Leaving out the pictures, retype all the material exactly.
^^^^^^^^
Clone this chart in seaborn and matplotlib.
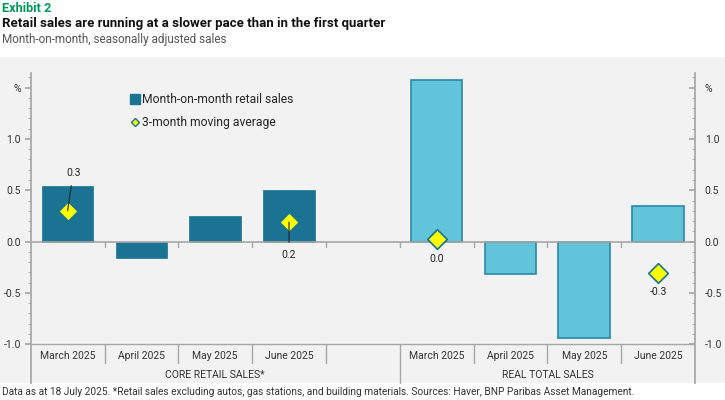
import numpy as np
import pandas as pd
import matplotlib
matplotlib.use("Agg")
import matplotlib.pyplot as plt
import matplotlib.ticker as ticker
from matplotlib.lines import Line2D
from matplotlib.patches import Rectangle
import seaborn as sns

# data
months = ["March 2025", "April 2025", "May 2025", "June 2025"]
groups = ["CORE RETAIL SALES*", "REAL TOTAL SALES"]
core_mom = [0.54, -0.16, 0.25, 0.50]
real_mom = [1.57, -0.32, -0.94, 0.35]
# 3-month moving average, only plotted for March and June
core_ma = [0.30, np.nan, np.nan, 0.19]
real_ma = [0.03, np.nan, np.nan, -0.31]
y_ticks = [-1.0, -0.5, 0.0, 0.5, 1.0, 1.5]
y_labels = ["-1.0", "-0.5", "0.0", "0.5", "1.0", "%"]

TEAL = "#1a7393"
CYAN = "#62c4da"
CYAN_EDGE = "#2a88a6"
YELLOW = "#ffff00"
GREY = "#a6a6a6"
BG = "#f2f2f2"

sns.set_theme(style="white")
plt.rcParams["font.family"] = ["Liberation Sans Narrow", "Roboto", "DejaVu Sans"]

core_keys = [groups[0] + "|" + m for m in months]
real_keys = [groups[1] + "|" + m for m in months]
order = core_keys + ["spacer"] + real_keys

df = pd.DataFrame({
    "slot": core_keys + real_keys,
    "group": [groups[0]] * 4 + [groups[1]] * 4,
    "mom": core_mom + real_mom,
    "ma": core_ma + real_ma,
})
df["pos"] = [order.index(s) for s in df["slot"]]

fig = plt.figure(figsize=(7.25, 4.0), dpi=100)
fig.patch.set_facecolor("white")
fig.patches.append(Rectangle((0, 1 - 383 / 400), 1, (383 - 56.7) / 400,
                             transform=fig.transFigure, facecolor=BG,
                             edgecolor="none", zorder=-10))
ax = fig.add_axes([30.7 / 725, 1 - 383 / 400, (695 - 30.7) / 725, (383 - 72.7) / 400])
ax.set_facecolor("none")

sns.barplot(data=df, x="slot", y="mom", hue="group", order=order,
            palette=[TEAL, CYAN], width=0.7, dodge=False, saturation=1,
            legend=False, ax=ax, zorder=3)
for p in ax.patches:
    if np.allclose(p.get_facecolor()[:3], matplotlib.colors.to_rgb(CYAN)):
        p.set_edgecolor(CYAN_EDGE)
        p.set_linewidth(1.2)
    else:
        p.set_edgecolor(TEAL)
        p.set_linewidth(0.5)

ma = df.dropna(subset=["ma"])
sns.scatterplot(data=ma, x="pos", y="ma", marker="D", s=100, color=YELLOW,
                edgecolor=TEAL, linewidth=1.2, zorder=6, ax=ax, legend=False)

# labels for the moving average points (offsets in points)
label_offsets = {0: (4, 27), 3: (0, -23.5), 5: (0, -14.5), 8: (0, -13.5)}
for _, r in ma.iterrows():
    dx, dy = label_offsets[r["pos"]]
    leader = r["group"] == groups[0]
    ax.annotate("{:.1f}".format(r["ma"]), xy=(r["pos"], r["ma"]),
                xytext=(dx, dy), textcoords="offset points",
                ha="center", va="center", fontsize=7.5, color="#222222",
                zorder=7,
                arrowprops=dict(arrowstyle="-", color="#222222", lw=0.8,
                                shrinkA=3, shrinkB=0) if leader else None)

y_lo = -1.0 - (383 - 344.3) / 102.7
y_hi = 1.645
ax.set_xlim(-0.5, len(order) - 0.5)
ax.set_ylim(y_lo, y_hi)

# zero line and base line
ax.axhline(0, color=GREY, lw=1.2, zorder=4)
ax.axhline(-1.0, color=GREY, lw=1.0, zorder=4)
for i in range(len(order) - 1):
    x = i + 0.5
    ax.plot([x, x], [0, -0.05], color=GREY, lw=1.0, zorder=4)
    bottom = y_lo if i == 4 else -1.18
    ax.plot([x, x], [-1.0, bottom], color=GREY, lw=1.0, zorder=4, clip_on=False)

# category labels and group labels
for i, key in enumerate(order):
    if key == "spacer":
        continue
    ax.text(i, -1.11, key.split("|")[1], ha="center", va="center",
            fontsize=7.5, color="#333333")
ax.text(2.0, -1.30, groups[0], ha="center", va="center", fontsize=7.5, color="#333333")
ax.text(6.5, -1.30, groups[1], ha="center", va="center", fontsize=7.5, color="#333333")

ax.set_xticks([])
ax.set_xlabel("")
ax.set_ylabel("")
for s in ["top", "bottom", "right"]:
    ax.spines[s].set_visible(False)
ax.spines["left"].set_color(GREY)

ax.yaxis.set_major_locator(ticker.FixedLocator(y_ticks))
ax.yaxis.set_major_formatter(ticker.FixedFormatter(y_labels))
ax.yaxis.set_minor_locator(ticker.FixedLocator(np.arange(-1.0, 1.61, 0.1)))
ax.tick_params(axis="y", which="major", direction="out", length=4, color=GREY,
               labelsize=7.5, labelcolor="#333333", pad=3, left=True)
ax.tick_params(axis="y", which="minor", direction="out", length=2.5, color=GREY,
               width=0.6, left=True)

ax2 = ax.twinx()
ax2.set_ylim(y_lo, y_hi)
ax2.set_facecolor("none")
for s in ["top", "bottom", "left"]:
    ax2.spines[s].set_visible(False)
ax2.spines["right"].set_color(GREY)
ax2.yaxis.set_major_locator(ticker.FixedLocator(y_ticks))
ax2.yaxis.set_major_formatter(ticker.FixedFormatter(y_labels))
ax2.yaxis.set_minor_locator(ticker.FixedLocator(np.arange(-1.0, 1.61, 0.1)))
ax2.tick_params(axis="y", which="major", direction="in", length=4, color=GREY,
                labelsize=7.5, labelcolor="#333333", pad=7, right=True)
ax2.tick_params(axis="y", which="minor", direction="in", length=2.5, color=GREY,
                width=0.6, right=True)

# legend
handles = [
    Line2D([], [], marker="s", color=TEAL, linestyle="", markersize=6.5),
    Line2D([], [], marker="D", markerfacecolor=YELLOW, markeredgecolor=TEAL,
           markeredgewidth=1.0, linestyle="", markersize=4.5),
]
ax.legend(handles, ["Month-on-month retail sales", "3-month moving average"],
          loc="upper left", bbox_to_anchor=(130 / 725, 1 - 93 / 400),
          bbox_transform=fig.transFigure, frameon=False, fontsize=8.7,
          handlelength=0.8, handletextpad=0.2, labelspacing=0.85,
          borderpad=0, borderaxespad=0)

# titles and footnote
fig.text(2 / 725, 1 - 8 / 400, "Exhibit 2", color="#00995a", fontsize=9.2,
         fontweight="bold", va="center", ha="left")
fig.text(2 / 725, 1 - 23 / 400,
         "Retail sales are running at a slower pace than in the first quarter",
         color="#111111", fontsize=9.5, fontweight="bold", va="center", ha="left")
fig.text(2 / 725, 1 - 39 / 400, "Month-on-month, seasonally adjusted sales",
         color="#555555", fontsize=8.5, va="center", ha="left")
fig.text(2 / 725, 1 - 392 / 400,
         "Data as at 18 July 2025. *Retail sales excluding autos, gas stations, "
         "and building materials. Sources: Haver, BNP Paribas Asset Management.",
         color="#333333", fontsize=7.3, va="center", ha="left")

fig.savefig("out.png", dpi=100)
^^^^^^^^
▶ WRITTEN RESPONSE:
Clone this chart in seaborn and matplotlib.
import numpy as np
import pandas as pd
import matplotlib
matplotlib.use("Agg")
import matplotlib.pyplot as plt
import matplotlib.ticker as ticker
from matplotlib.lines import Line2D
from matplotlib.patches import Rectangle
import seaborn as sns

# data
months = ["March 2025", "April 2025", "May 2025", "June 2025"]
groups = ["CORE RETAIL SALES*", "REAL TOTAL SALES"]
core_mom = [0.54, -0.16, 0.25, 0.50]
real_mom = [1.57, -0.32, -0.94, 0.35]
# 3-month moving average, only plotted for March and June
core_ma = [0.30, np.nan, np.nan, 0.19]
real_ma = [0.03, np.nan, np.nan, -0.31]
y_ticks = [-1.0, -0.5, 0.0, 0.5, 1.0, 1.5]
y_labels = ["-1.0", "-0.5", "0.0", "0.5", "1.0", "%"]

TEAL = "#1a7393"
CYAN = "#62c4da"
CYAN_EDGE = "#2a88a6"
YELLOW = "#ffff00"
GREY = "#a6a6a6"
BG = "#f2f2f2"

sns.set_theme(style="white")
plt.rcParams["font.family"] = ["Liberation Sans Narrow", "Roboto", "DejaVu Sans"]

core_keys = [groups[0] + "|" + m for m in months]
real_keys = [groups[1] + "|" + m for m in months]
order = core_keys + ["spacer"] + real_keys

df = pd.DataFrame({
    "slot": core_keys + real_keys,
    "group": [groups[0]] * 4 + [groups[1]] * 4,
    "mom": core_mom + real_mom,
    "ma": core_ma + real_ma,
})
df["pos"] = [order.index(s) for s in df["slot"]]

fig = plt.figure(figsize=(7.25, 4.0), dpi=100)
fig.patch.set_facecolor("white")
fig.patches.append(Rectangle((0, 1 - 383 / 400), 1, (383 - 56.7) / 400,
                             transform=fig.transFigure, facecolor=BG,
                             edgecolor="none", zorder=-10))
ax = fig.add_axes([30.7 / 725, 1 - 383 / 400, (695 - 30.7) / 725, (383 - 72.7) / 400])
ax.set_facecolor("none")

sns.barplot(data=df, x="slot", y="mom", hue="group", order=order,
            palette=[TEAL, CYAN], width=0.7, dodge=False, saturation=1,
            legend=False, ax=ax, zorder=3)
for p in ax.patches:
    if np.allclose(p.get_facecolor()[:3], matplotlib.colors.to_rgb(CYAN)):
        p.set_edgecolor(CYAN_EDGE)
        p.set_linewidth(1.2)
    else:
        p.set_edgecolor(TEAL)
        p.set_linewidth(0.5)

ma = df.dropna(subset=["ma"])
sns.scatterplot(data=ma, x="pos", y="ma", marker="D", s=100, color=YELLOW,
                edgecolor=TEAL, linewidth=1.2, zorder=6, ax=ax, legend=False)

# labels for the moving average points (offsets in points)
label_offsets = {0: (4, 27), 3: (0, -23.5), 5: (0, -14.5), 8: (0, -13.5)}
for _, r in ma.iterrows():
    dx, dy = label_offsets[r["pos"]]
    leader = r["group"] == groups[0]
    ax.annotate("{:.1f}".format(r["ma"]), xy=(r["pos"], r["ma"]),
                xytext=(dx, dy), textcoords="offset points",
                ha="center", va="center", fontsize=7.5, color="#222222",
                zorder=7,
                arrowprops=dict(arrowstyle="-", color="#222222", lw=0.8,
                                shrinkA=3, shrinkB=0) if leader else None)

y_lo = -1.0 - (383 - 344.3) / 102.7
y_hi = 1.645
ax.set_xlim(-0.5, len(order) - 0.5)
ax.set_ylim(y_lo, y_hi)

# zero line and base line
ax.axhline(0, color=GREY, lw=1.2, zorder=4)
ax.axhline(-1.0, color=GREY, lw=1.0, zorder=4)
for i in range(len(order) - 1):
    x = i + 0.5
    ax.plot([x, x], [0, -0.05], color=GREY, lw=1.0, zorder=4)
    bottom = y_lo if i == 4 else -1.18
    ax.plot([x, x], [-1.0, bottom], color=GREY, lw=1.0, zorder=4, clip_on=False)

# category labels and group labels
for i, key in enumerate(order):
    if key == "spacer":
        continue
    ax.text(i, -1.11, key.split("|")[1], ha="center", va="center",
            fontsize=7.5, color="#333333")
ax.text(2.0, -1.30, groups[0], ha="center", va="center", fontsize=7.5, color="#333333")
ax.text(6.5, -1.30, groups[1], ha="center", va="center", fontsize=7.5, color="#333333")

ax.set_xticks([])
ax.set_xlabel("")
ax.set_ylabel("")
for s in ["top", "bottom", "right"]:
    ax.spines[s].set_visible(False)
ax.spines["left"].set_color(GREY)

ax.yaxis.set_major_locator(ticker.FixedLocator(y_ticks))
ax.yaxis.set_major_formatter(ticker.FixedFormatter(y_labels))
ax.yaxis.set_minor_locator(ticker.FixedLocator(np.arange(-1.0, 1.61, 0.1)))
ax.tick_params(axis="y", which="major", direction="out", length=4, color=GREY,
               labelsize=7.5, labelcolor="#333333", pad=3, left=True)
ax.tick_params(axis="y", which="minor", direction="out", length=2.5, color=GREY,
               width=0.6, left=True)

ax2 = ax.twinx()
ax2.set_ylim(y_lo, y_hi)
ax2.set_facecolor("none")
for s in ["top", "bottom", "left"]:
    ax2.spines[s].set_visible(False)
ax2.spines["right"].set_color(GREY)
ax2.yaxis.set_major_locator(ticker.FixedLocator(y_ticks))
ax2.yaxis.set_major_formatter(ticker.FixedFormatter(y_labels))
ax2.yaxis.set_minor_locator(ticker.FixedLocator(np.arange(-1.0, 1.61, 0.1)))
ax2.tick_params(axis="y", which="major", direction="in", length=4, color=GREY,
                labelsize=7.5, labelcolor="#333333", pad=7, right=True)
ax2.tick_params(axis="y", which="minor", direction="in", length=2.5, color=GREY,
                width=0.6, right=True)

# legend
handles = [
    Line2D([], [], marker="s", color=TEAL, linestyle="", markersize=6.5),
    Line2D([], [], marker="D", markerfacecolor=YELLOW, markeredgecolor=TEAL,
           markeredgewidth=1.0, linestyle="", markersize=4.5),
]
ax.legend(handles, ["Month-on-month retail sales", "3-month moving average"],
          loc="upper left", bbox_to_anchor=(130 / 725, 1 - 93 / 400),
          bbox_transform=fig.transFigure, frameon=False, fontsize=8.7,
          handlelength=0.8, handletextpad=0.2, labelspacing=0.85,
          borderpad=0, borderaxespad=0)

# titles and footnote
fig.text(2 / 725, 1 - 8 / 400, "Exhibit 2", color="#00995a", fontsize=9.2,
         fontweight="bold", va="center", ha="left")
fig.text(2 / 725, 1 - 23 / 400,
         "Retail sales are running at a slower pace than in the first quarter",
         color="#111111", fontsize=9.5, fontweight="bold", va="center", ha="left")
fig.text(2 / 725, 1 - 39 / 400, "Month-on-month, seasonally adjusted sales",
         color="#555555", fontsize=8.5, va="center", ha="left")
fig.text(2 / 725, 1 - 392 / 400,
         "Data as at 18 July 2025. *Retail sales excluding autos, gas stations, "
         "and building materials. Sources: Haver, BNP Paribas Asset Management.",
         color="#333333", fontsize=7.3, va="center", ha="left")

fig.savefig("out.png", dpi=100)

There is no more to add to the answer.